WRITTEN INSTRUCTION
Filter these entries so that only lines with the word "chart" remain.

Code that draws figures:
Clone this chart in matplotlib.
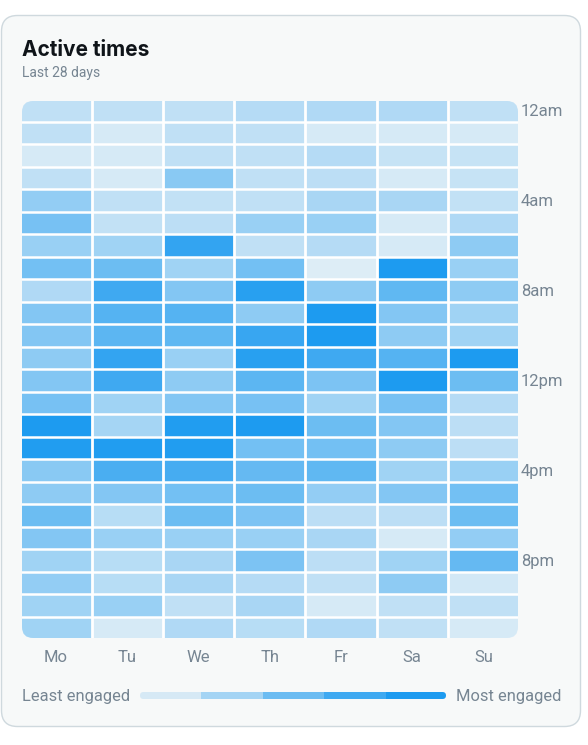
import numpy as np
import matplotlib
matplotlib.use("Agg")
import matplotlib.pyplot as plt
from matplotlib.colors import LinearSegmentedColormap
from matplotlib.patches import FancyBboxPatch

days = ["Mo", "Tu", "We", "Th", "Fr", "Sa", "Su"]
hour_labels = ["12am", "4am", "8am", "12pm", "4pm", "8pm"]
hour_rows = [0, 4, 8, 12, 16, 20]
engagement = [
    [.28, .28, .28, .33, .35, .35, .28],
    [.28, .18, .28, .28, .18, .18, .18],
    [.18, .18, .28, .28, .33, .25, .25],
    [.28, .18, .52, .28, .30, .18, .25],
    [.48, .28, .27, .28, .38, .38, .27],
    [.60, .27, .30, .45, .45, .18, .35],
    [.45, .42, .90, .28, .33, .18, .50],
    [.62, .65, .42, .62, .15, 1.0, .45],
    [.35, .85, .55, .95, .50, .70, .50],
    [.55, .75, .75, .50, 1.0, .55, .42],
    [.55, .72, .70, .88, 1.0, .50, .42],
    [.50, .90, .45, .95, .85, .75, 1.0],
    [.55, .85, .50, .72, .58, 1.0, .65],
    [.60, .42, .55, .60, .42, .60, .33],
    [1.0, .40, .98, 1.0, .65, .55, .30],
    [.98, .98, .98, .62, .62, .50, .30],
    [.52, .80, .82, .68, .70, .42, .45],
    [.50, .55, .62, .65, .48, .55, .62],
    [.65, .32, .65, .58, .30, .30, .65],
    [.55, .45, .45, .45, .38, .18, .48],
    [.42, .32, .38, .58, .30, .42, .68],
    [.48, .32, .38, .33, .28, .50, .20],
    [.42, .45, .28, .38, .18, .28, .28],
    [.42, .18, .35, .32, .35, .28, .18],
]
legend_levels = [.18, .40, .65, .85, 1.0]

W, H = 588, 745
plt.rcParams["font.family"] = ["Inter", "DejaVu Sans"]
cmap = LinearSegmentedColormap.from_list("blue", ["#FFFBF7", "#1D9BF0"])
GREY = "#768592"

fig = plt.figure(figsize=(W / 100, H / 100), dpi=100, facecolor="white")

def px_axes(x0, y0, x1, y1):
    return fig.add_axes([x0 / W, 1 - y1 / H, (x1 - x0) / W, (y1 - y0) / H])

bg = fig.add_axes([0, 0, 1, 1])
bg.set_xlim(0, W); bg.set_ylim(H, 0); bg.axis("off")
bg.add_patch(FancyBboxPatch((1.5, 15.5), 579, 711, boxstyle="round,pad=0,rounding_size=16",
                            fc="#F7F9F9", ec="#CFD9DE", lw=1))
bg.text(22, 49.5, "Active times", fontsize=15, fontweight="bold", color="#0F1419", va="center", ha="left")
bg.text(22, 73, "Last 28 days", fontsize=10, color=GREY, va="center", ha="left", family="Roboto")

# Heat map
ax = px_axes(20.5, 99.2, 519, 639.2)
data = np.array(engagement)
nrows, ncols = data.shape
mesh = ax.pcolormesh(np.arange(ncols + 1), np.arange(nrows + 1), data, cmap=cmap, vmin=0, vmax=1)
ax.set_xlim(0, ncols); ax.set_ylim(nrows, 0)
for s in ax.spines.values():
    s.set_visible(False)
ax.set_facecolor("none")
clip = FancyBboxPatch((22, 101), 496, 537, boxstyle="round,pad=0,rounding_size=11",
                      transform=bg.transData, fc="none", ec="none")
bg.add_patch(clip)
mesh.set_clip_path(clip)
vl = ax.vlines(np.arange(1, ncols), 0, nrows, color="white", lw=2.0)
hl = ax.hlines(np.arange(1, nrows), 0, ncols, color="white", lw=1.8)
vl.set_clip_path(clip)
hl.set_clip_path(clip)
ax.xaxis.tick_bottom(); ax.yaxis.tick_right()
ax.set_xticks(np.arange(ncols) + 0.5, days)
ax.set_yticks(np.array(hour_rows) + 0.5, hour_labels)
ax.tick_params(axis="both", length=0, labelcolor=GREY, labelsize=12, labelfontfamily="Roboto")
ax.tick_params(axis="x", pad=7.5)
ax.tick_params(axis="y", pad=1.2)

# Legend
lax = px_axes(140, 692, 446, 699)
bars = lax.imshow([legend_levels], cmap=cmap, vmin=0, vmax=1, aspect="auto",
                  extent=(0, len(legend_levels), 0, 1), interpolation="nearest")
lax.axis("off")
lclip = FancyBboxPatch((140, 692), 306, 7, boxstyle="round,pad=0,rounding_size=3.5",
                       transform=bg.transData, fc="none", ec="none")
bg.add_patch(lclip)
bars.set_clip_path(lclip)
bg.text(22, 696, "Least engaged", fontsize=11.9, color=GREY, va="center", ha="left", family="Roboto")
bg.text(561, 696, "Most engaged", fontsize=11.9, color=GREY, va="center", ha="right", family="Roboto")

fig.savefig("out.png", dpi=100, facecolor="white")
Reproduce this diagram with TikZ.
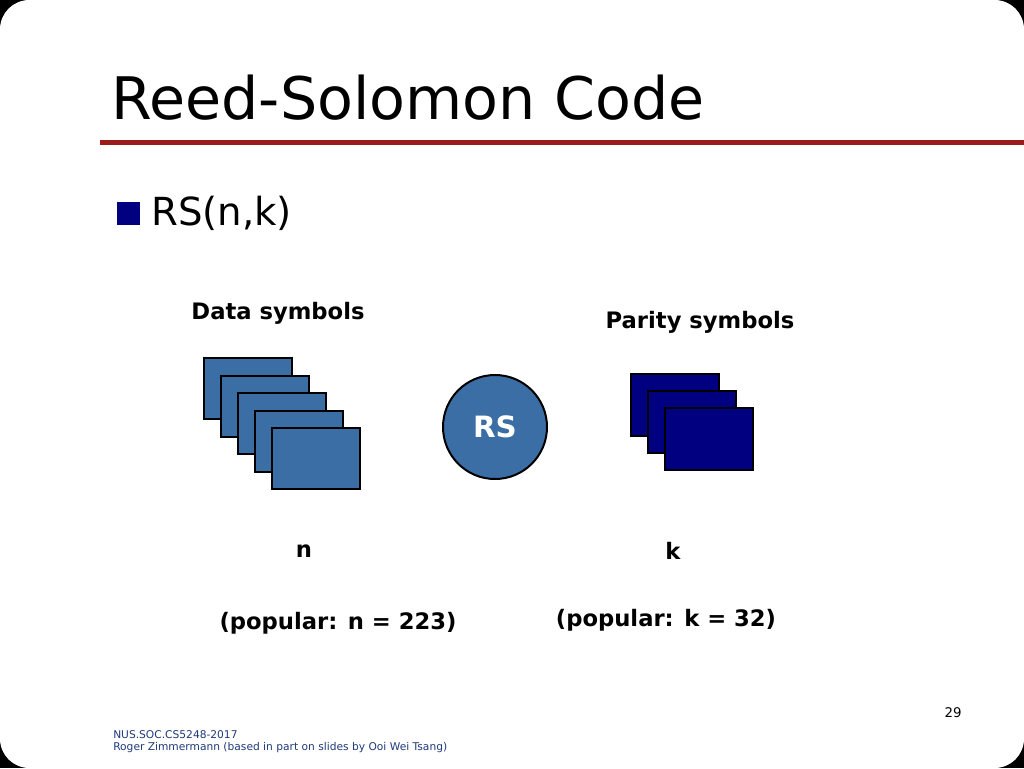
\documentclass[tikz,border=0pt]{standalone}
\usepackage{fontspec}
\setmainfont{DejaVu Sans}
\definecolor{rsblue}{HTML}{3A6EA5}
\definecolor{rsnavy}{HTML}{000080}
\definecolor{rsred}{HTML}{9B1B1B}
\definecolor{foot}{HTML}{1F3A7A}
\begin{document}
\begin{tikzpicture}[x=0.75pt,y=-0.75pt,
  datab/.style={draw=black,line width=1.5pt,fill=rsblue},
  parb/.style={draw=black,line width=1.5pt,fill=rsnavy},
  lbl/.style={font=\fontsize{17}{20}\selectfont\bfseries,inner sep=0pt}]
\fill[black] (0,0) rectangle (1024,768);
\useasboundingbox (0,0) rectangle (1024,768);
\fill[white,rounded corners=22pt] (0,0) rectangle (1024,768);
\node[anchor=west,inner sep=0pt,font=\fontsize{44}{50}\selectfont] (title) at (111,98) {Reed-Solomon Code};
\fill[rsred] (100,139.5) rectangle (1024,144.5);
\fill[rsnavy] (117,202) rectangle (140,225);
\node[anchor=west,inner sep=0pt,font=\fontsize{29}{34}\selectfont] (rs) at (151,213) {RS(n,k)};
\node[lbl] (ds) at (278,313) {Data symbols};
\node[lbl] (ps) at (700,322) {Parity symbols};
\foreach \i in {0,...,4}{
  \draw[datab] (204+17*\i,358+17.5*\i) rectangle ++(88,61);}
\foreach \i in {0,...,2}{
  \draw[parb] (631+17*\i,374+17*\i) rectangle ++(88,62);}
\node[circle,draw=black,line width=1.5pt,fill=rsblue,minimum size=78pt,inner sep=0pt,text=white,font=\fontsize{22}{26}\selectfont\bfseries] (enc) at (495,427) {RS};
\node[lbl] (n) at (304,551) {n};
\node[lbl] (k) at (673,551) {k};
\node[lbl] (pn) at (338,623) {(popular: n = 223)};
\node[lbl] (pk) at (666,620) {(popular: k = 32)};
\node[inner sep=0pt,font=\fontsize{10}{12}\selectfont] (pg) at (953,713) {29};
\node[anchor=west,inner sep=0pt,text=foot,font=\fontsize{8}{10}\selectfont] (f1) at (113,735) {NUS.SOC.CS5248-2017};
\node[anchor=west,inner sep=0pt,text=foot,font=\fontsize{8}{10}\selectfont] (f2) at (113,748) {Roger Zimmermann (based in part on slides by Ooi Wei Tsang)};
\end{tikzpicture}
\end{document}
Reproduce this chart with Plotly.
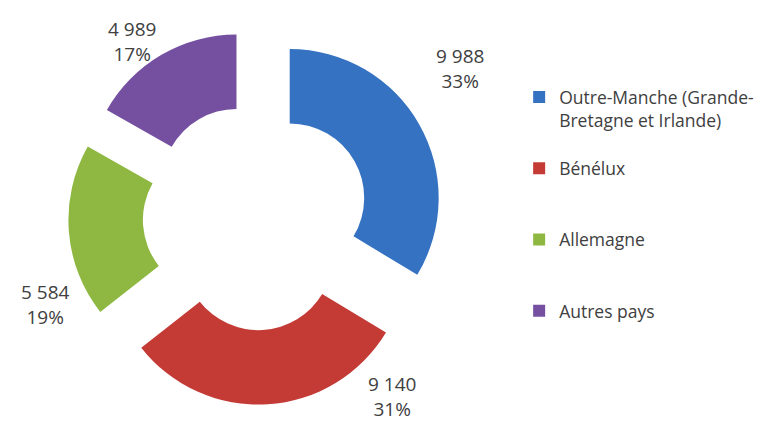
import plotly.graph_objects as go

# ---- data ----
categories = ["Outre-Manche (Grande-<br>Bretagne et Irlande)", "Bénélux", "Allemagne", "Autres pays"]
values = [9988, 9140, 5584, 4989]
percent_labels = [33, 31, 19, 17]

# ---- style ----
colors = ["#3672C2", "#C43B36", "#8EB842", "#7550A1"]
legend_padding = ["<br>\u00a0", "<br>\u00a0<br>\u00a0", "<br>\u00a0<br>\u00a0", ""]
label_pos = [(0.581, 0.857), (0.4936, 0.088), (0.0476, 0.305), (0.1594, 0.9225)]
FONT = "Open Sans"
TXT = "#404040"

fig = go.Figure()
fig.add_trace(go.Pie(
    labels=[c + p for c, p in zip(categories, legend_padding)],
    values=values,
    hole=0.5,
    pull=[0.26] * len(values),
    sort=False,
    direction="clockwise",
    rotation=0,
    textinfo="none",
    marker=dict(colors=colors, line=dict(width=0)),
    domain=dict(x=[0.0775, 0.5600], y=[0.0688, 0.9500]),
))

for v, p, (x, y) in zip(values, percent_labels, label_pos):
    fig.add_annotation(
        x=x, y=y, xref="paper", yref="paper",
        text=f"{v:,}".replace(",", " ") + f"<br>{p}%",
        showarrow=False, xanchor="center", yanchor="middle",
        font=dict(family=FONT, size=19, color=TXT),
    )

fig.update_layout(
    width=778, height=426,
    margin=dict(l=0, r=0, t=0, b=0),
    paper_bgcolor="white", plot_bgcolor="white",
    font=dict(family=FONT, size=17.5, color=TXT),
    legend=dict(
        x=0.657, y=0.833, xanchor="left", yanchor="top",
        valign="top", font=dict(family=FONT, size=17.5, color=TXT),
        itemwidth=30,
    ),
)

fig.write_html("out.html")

EXERCISE SOLUTION
Clone this chart in matplotlib.
Reproduce this chart with Plotly.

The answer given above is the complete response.